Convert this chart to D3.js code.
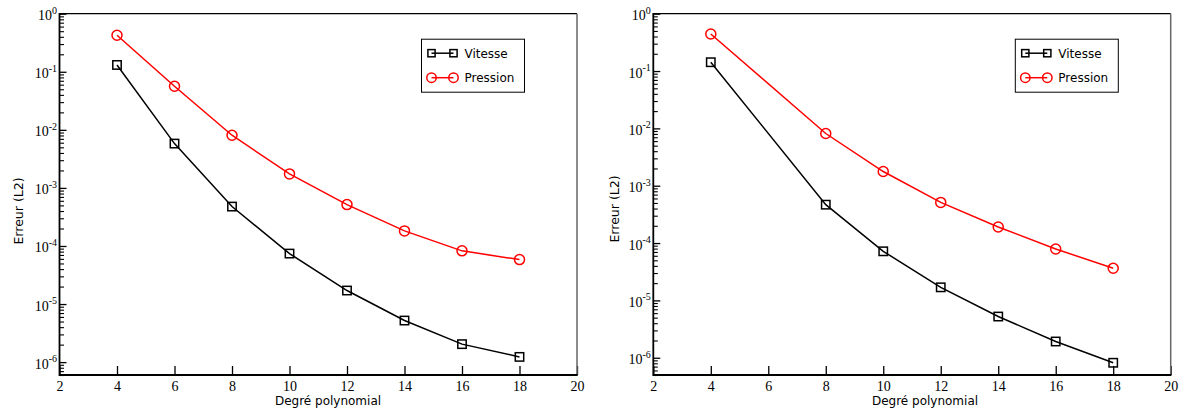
<!DOCTYPE html>
<html><head><meta charset="utf-8">
<script src="https://cdn.jsdelivr.net/npm/d3@7"></script>
<style>body{margin:0;background:#fff}svg{display:block}</style>
</head><body>
<svg id="c" width="1188" height="413"></svg>
<script>
const xTickValues = [2,4,6,8,10,12,14,16,18,20];
const yExponents = [0,-1,-2,-3,-4,-5,-6];
const seriesNames = ["Vitesse","Pression"];
const seriesColors = ["#000000","#ff0000"];

const degreesLeft = [4,6,8,10,12,14,16,18];
const vitesseLeft = [0.131,0.0058,4.77e-4,7.4e-5,1.71e-5,5.2e-6,2.04e-6,1.23e-6];
const pressionLeft = [0.425,0.0563,0.00807,0.00174,5.16e-4,1.82e-4,8.24e-5,5.83e-5];

const degreesRight = [4,8,10,12,14,16,18];
const vitesseRight = [0.1425,4.67e-4,7.18e-5,1.69e-5,5.23e-6,1.92e-6,8.17e-7];
const pressionRight = [0.443,0.00814,0.00177,5.12e-4,1.91e-4,7.89e-5,3.63e-5];

const panels = [
  {x0:59.5, x1:577, yMin:6e-7, deg:degreesLeft, v:vitesseLeft, p:pressionLeft, titleX:328, ylabX:18, ylabY:211},
  {x0:653.3, x1:1170.7, yMin:5e-7, deg:degreesRight, v:vitesseRight, p:pressionRight, titleX:925, ylabX:614.5, ylabY:209}
];
const plotTop = 13.7, plotBottom = 375;
const svg = d3.select("#c");
svg.append("rect").attr("width",1188).attr("height",413).attr("fill","#fff");

panels.forEach(P => {
  const x = d3.scaleLinear().domain([2,20]).range([P.x0,P.x1]);
  const y = d3.scaleLog().domain([P.yMin,1]).range([plotBottom,plotTop]);
  const g = svg.append("g");

  // x axis ticks (inward) and labels
  const xa = g.append("g").attr("transform",`translate(0,${plotBottom})`)
    .call(d3.axisBottom(x).tickValues(xTickValues).tickSize(-9).tickSizeOuter(0).tickPadding(6).tickFormat(d3.format("d")));
  xa.select(".domain").remove();
  xa.selectAll("line").attr("stroke","#000").attr("stroke-width",1.3);
  xa.selectAll("text").attr("font-family","'Liberation Serif', 'DejaVu Serif', serif").attr("font-size",14).attr("fill","#000");

  // y minor ticks
  const minors = [];
  for (let e=-7; e<0; e++) for (let m=2; m<=9; m++) { const v = m*Math.pow(10,e); if (v>=P.yMin && v<1) minors.push(v); }
  const ym = g.append("g").attr("transform",`translate(${P.x0},0)`)
    .call(d3.axisLeft(y).tickValues(minors).tickSize(-4.5).tickSizeOuter(0).tickFormat(""));
  ym.select(".domain").remove();
  ym.selectAll("line").attr("stroke","#000").attr("stroke-width",1.1);
  // y major ticks
  const majors = yExponents.map(e=>Math.pow(10,e));
  const yM = g.append("g").attr("transform",`translate(${P.x0},0)`)
    .call(d3.axisLeft(y).tickValues(majors).tickSize(-7).tickSizeOuter(0).tickFormat(""));
  yM.select(".domain").remove();
  yM.selectAll("line").attr("stroke","#000").attr("stroke-width",1.3);
  // y labels with superscripts
  yExponents.forEach(e => {
    const t = g.append("text").attr("x",P.x0-2.5).attr("y",y(Math.pow(10,e))+6.5)
      .attr("text-anchor","end").attr("font-family","'Liberation Serif', 'DejaVu Serif', serif")
      .attr("font-size",14).attr("fill","#000");
    t.append("tspan").text("10");
    t.append("tspan").attr("font-size",10).attr("dy",-6.5).text(String(e));
  });

  // frame
  g.append("line").attr("x1",P.x0).attr("x2",P.x1).attr("y1",plotTop).attr("y2",plotTop).attr("stroke","#000").attr("stroke-width",1.3);
  g.append("line").attr("x1",P.x1).attr("x2",P.x1).attr("y1",plotTop).attr("y2",plotBottom).attr("stroke","#666").attr("stroke-width",1.5);
  g.append("line").attr("x1",P.x0).attr("x2",P.x0).attr("y1",plotTop-0.6).attr("y2",plotBottom+1).attr("stroke","#000").attr("stroke-width",1.8);
  g.append("line").attr("x1",P.x0).attr("x2",P.x1+0.7).attr("y1",plotBottom).attr("y2",plotBottom).attr("stroke","#000").attr("stroke-width",1.8);

  // series
  const line = d3.line().x(d=>x(d[0])).y(d=>y(d[1]));
  const vData = P.deg.map((d,i)=>[d,P.v[i]]);
  const pData = P.deg.map((d,i)=>[d,P.p[i]]);
  g.append("path").datum(vData).attr("d",line).attr("fill","none").attr("stroke",seriesColors[0]).attr("stroke-width",1.5);
  g.append("path").datum(pData).attr("d",line).attr("fill","none").attr("stroke",seriesColors[1]).attr("stroke-width",1.5);
  g.selectAll(null).data(vData).enter().append("rect")
    .attr("x",d=>x(d[0])-4.2).attr("y",d=>y(d[1])-4.2).attr("width",8.4).attr("height",8.4)
    .attr("fill","none").attr("stroke",seriesColors[0]).attr("stroke-width",1.5);
  g.selectAll(null).data(pData).enter().append("circle")
    .attr("cx",d=>x(d[0])).attr("cy",d=>y(d[1])).attr("r",5)
    .attr("fill","none").attr("stroke",seriesColors[1]).attr("stroke-width",1.5);

  // legend
  const lx = P.x0+362, ly = 39.2, lw = 103, lh = 53;
  g.append("rect").attr("x",lx).attr("y",ly).attr("width",lw).attr("height",lh).attr("fill","#fff").attr("stroke","#000").attr("stroke-width",1);
  const rows = [ly+14, ly+38.5];
  rows.forEach((ry,i) => {
    g.append("line").attr("x1",lx+10).attr("x2",lx+32).attr("y1",ry).attr("y2",ry).attr("stroke",seriesColors[i]).attr("stroke-width",1.5);
    [lx+10, lx+32].forEach(cx => {
      if (i===0) g.append("rect").attr("x",cx-3.6).attr("y",ry-3.6).attr("width",7.2).attr("height",7.2).attr("fill","none").attr("stroke",seriesColors[i]).attr("stroke-width",1.5);
      else g.append("circle").attr("cx",cx).attr("cy",ry).attr("r",4.7).attr("fill","none").attr("stroke",seriesColors[i]).attr("stroke-width",1.5);
    });
    g.append("text").attr("x",lx+43).attr("y",ry+4.5).attr("font-family","'DejaVu Sans', sans-serif").attr("font-size",12).attr("fill","#000").text(seriesNames[i]);
  });

  // axis titles
  g.append("text").attr("x",P.titleX).attr("y",404.5).attr("text-anchor","middle")
    .attr("font-family","'DejaVu Sans', sans-serif").attr("font-size",12).attr("fill","#000").text("Degré polynomial");
  g.append("text").attr("transform",`translate(${P.ylabX+4.5},${P.ylabY}) rotate(-90)`).attr("text-anchor","middle")
    .attr("font-family","'DejaVu Sans', sans-serif").attr("font-size",12.5).attr("fill","#000").text("Erreur (L2)");
});
</script>
</body></html>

WORK TO BE COMPLETED: Copy out the listing exactly as it stands, but not the pictures.

ANSWER FOR THE TASK:
Convert this chart to D3.js code.
<!DOCTYPE html>
<html><head><meta charset="utf-8">
<script src="https://cdn.jsdelivr.net/npm/d3@7"></script>
<style>body{margin:0;background:#fff}svg{display:block}</style>
</head><body>
<svg id="c" width="1188" height="413"></svg>
<script>
const xTickValues = [2,4,6,8,10,12,14,16,18,20];
const yExponents = [0,-1,-2,-3,-4,-5,-6];
const seriesNames = ["Vitesse","Pression"];
const seriesColors = ["#000000","#ff0000"];

const degreesLeft = [4,6,8,10,12,14,16,18];
const vitesseLeft = [0.131,0.0058,4.77e-4,7.4e-5,1.71e-5,5.2e-6,2.04e-6,1.23e-6];
const pressionLeft = [0.425,0.0563,0.00807,0.00174,5.16e-4,1.82e-4,8.24e-5,5.83e-5];

const degreesRight = [4,8,10,12,14,16,18];
const vitesseRight = [0.1425,4.67e-4,7.18e-5,1.69e-5,5.23e-6,1.92e-6,8.17e-7];
const pressionRight = [0.443,0.00814,0.00177,5.12e-4,1.91e-4,7.89e-5,3.63e-5];

const panels = [
  {x0:59.5, x1:577, yMin:6e-7, deg:degreesLeft, v:vitesseLeft, p:pressionLeft, titleX:328, ylabX:18, ylabY:211},
  {x0:653.3, x1:1170.7, yMin:5e-7, deg:degreesRight, v:vitesseRight, p:pressionRight, titleX:925, ylabX:614.5, ylabY:209}
];
const plotTop = 13.7, plotBottom = 375;
const svg = d3.select("#c");
svg.append("rect").attr("width",1188).attr("height",413).attr("fill","#fff");

panels.forEach(P => {
  const x = d3.scaleLinear().domain([2,20]).range([P.x0,P.x1]);
  const y = d3.scaleLog().domain([P.yMin,1]).range([plotBottom,plotTop]);
  const g = svg.append("g");

  // x axis ticks (inward) and labels
  const xa = g.append("g").attr("transform",`translate(0,${plotBottom})`)
    .call(d3.axisBottom(x).tickValues(xTickValues).tickSize(-9).tickSizeOuter(0).tickPadding(6).tickFormat(d3.format("d")));
  xa.select(".domain").remove();
  xa.selectAll("line").attr("stroke","#000").attr("stroke-width",1.3);
  xa.selectAll("text").attr("font-family","'Liberation Serif', 'DejaVu Serif', serif").attr("font-size",14).attr("fill","#000");

  // y minor ticks
  const minors = [];
  for (let e=-7; e<0; e++) for (let m=2; m<=9; m++) { const v = m*Math.pow(10,e); if (v>=P.yMin && v<1) minors.push(v); }
  const ym = g.append("g").attr("transform",`translate(${P.x0},0)`)
    .call(d3.axisLeft(y).tickValues(minors).tickSize(-4.5).tickSizeOuter(0).tickFormat(""));
  ym.select(".domain").remove();
  ym.selectAll("line").attr("stroke","#000").attr("stroke-width",1.1);
  // y major ticks
  const majors = yExponents.map(e=>Math.pow(10,e));
  const yM = g.append("g").attr("transform",`translate(${P.x0},0)`)
    .call(d3.axisLeft(y).tickValues(majors).tickSize(-7).tickSizeOuter(0).tickFormat(""));
  yM.select(".domain").remove();
  yM.selectAll("line").attr("stroke","#000").attr("stroke-width",1.3);
  // y labels with superscripts
  yExponents.forEach(e => {
    const t = g.append("text").attr("x",P.x0-2.5).attr("y",y(Math.pow(10,e))+6.5)
      .attr("text-anchor","end").attr("font-family","'Liberation Serif', 'DejaVu Serif', serif")
      .attr("font-size",14).attr("fill","#000");
    t.append("tspan").text("10");
    t.append("tspan").attr("font-size",10).attr("dy",-6.5).text(String(e));
  });

  // frame
  g.append("line").attr("x1",P.x0).attr("x2",P.x1).attr("y1",plotTop).attr("y2",plotTop).attr("stroke","#000").attr("stroke-width",1.3);
  g.append("line").attr("x1",P.x1).attr("x2",P.x1).attr("y1",plotTop).attr("y2",plotBottom).attr("stroke","#666").attr("stroke-width",1.5);
  g.append("line").attr("x1",P.x0).attr("x2",P.x0).attr("y1",plotTop-0.6).attr("y2",plotBottom+1).attr("stroke","#000").attr("stroke-width",1.8);
  g.append("line").attr("x1",P.x0).attr("x2",P.x1+0.7).attr("y1",plotBottom).attr("y2",plotBottom).attr("stroke","#000").attr("stroke-width",1.8);

  // series
  const line = d3.line().x(d=>x(d[0])).y(d=>y(d[1]));
  const vData = P.deg.map((d,i)=>[d,P.v[i]]);
  const pData = P.deg.map((d,i)=>[d,P.p[i]]);
  g.append("path").datum(vData).attr("d",line).attr("fill","none").attr("stroke",seriesColors[0]).attr("stroke-width",1.5);
  g.append("path").datum(pData).attr("d",line).attr("fill","none").attr("stroke",seriesColors[1]).attr("stroke-width",1.5);
  g.selectAll(null).data(vData).enter().append("rect")
    .attr("x",d=>x(d[0])-4.2).attr("y",d=>y(d[1])-4.2).attr("width",8.4).attr("height",8.4)
    .attr("fill","none").attr("stroke",seriesColors[0]).attr("stroke-width",1.5);
  g.selectAll(null).data(pData).enter().append("circle")
    .attr("cx",d=>x(d[0])).attr("cy",d=>y(d[1])).attr("r",5)
    .attr("fill","none").attr("stroke",seriesColors[1]).attr("stroke-width",1.5);

  // legend
  const lx = P.x0+362, ly = 39.2, lw = 103, lh = 53;
  g.append("rect").attr("x",lx).attr("y",ly).attr("width",lw).attr("height",lh).attr("fill","#fff").attr("stroke","#000").attr("stroke-width",1);
  const rows = [ly+14, ly+38.5];
  rows.forEach((ry,i) => {
    g.append("line").attr("x1",lx+10).attr("x2",lx+32).attr("y1",ry).attr("y2",ry).attr("stroke",seriesColors[i]).attr("stroke-width",1.5);
    [lx+10, lx+32].forEach(cx => {
      if (i===0) g.append("rect").attr("x",cx-3.6).attr("y",ry-3.6).attr("width",7.2).attr("height",7.2).attr("fill","none").attr("stroke",seriesColors[i]).attr("stroke-width",1.5);
      else g.append("circle").attr("cx",cx).attr("cy",ry).attr("r",4.7).attr("fill","none").attr("stroke",seriesColors[i]).attr("stroke-width",1.5);
    });
    g.append("text").attr("x",lx+43).attr("y",ry+4.5).attr("font-family","'DejaVu Sans', sans-serif").attr("font-size",12).attr("fill","#000").text(seriesNames[i]);
  });

  // axis titles
  g.append("text").attr("x",P.titleX).attr("y",404.5).attr("text-anchor","middle")
    .attr("font-family","'DejaVu Sans', sans-serif").attr("font-size",12).attr("fill","#000").text("Degré polynomial");
  g.append("text").attr("transform",`translate(${P.ylabX+4.5},${P.ylabY}) rotate(-90)`).attr("text-anchor","middle")
    .attr("font-family","'DejaVu Sans', sans-serif").attr("font-size",12.5).attr("fill","#000").text("Erreur (L2)");
});
</script>
</body></html>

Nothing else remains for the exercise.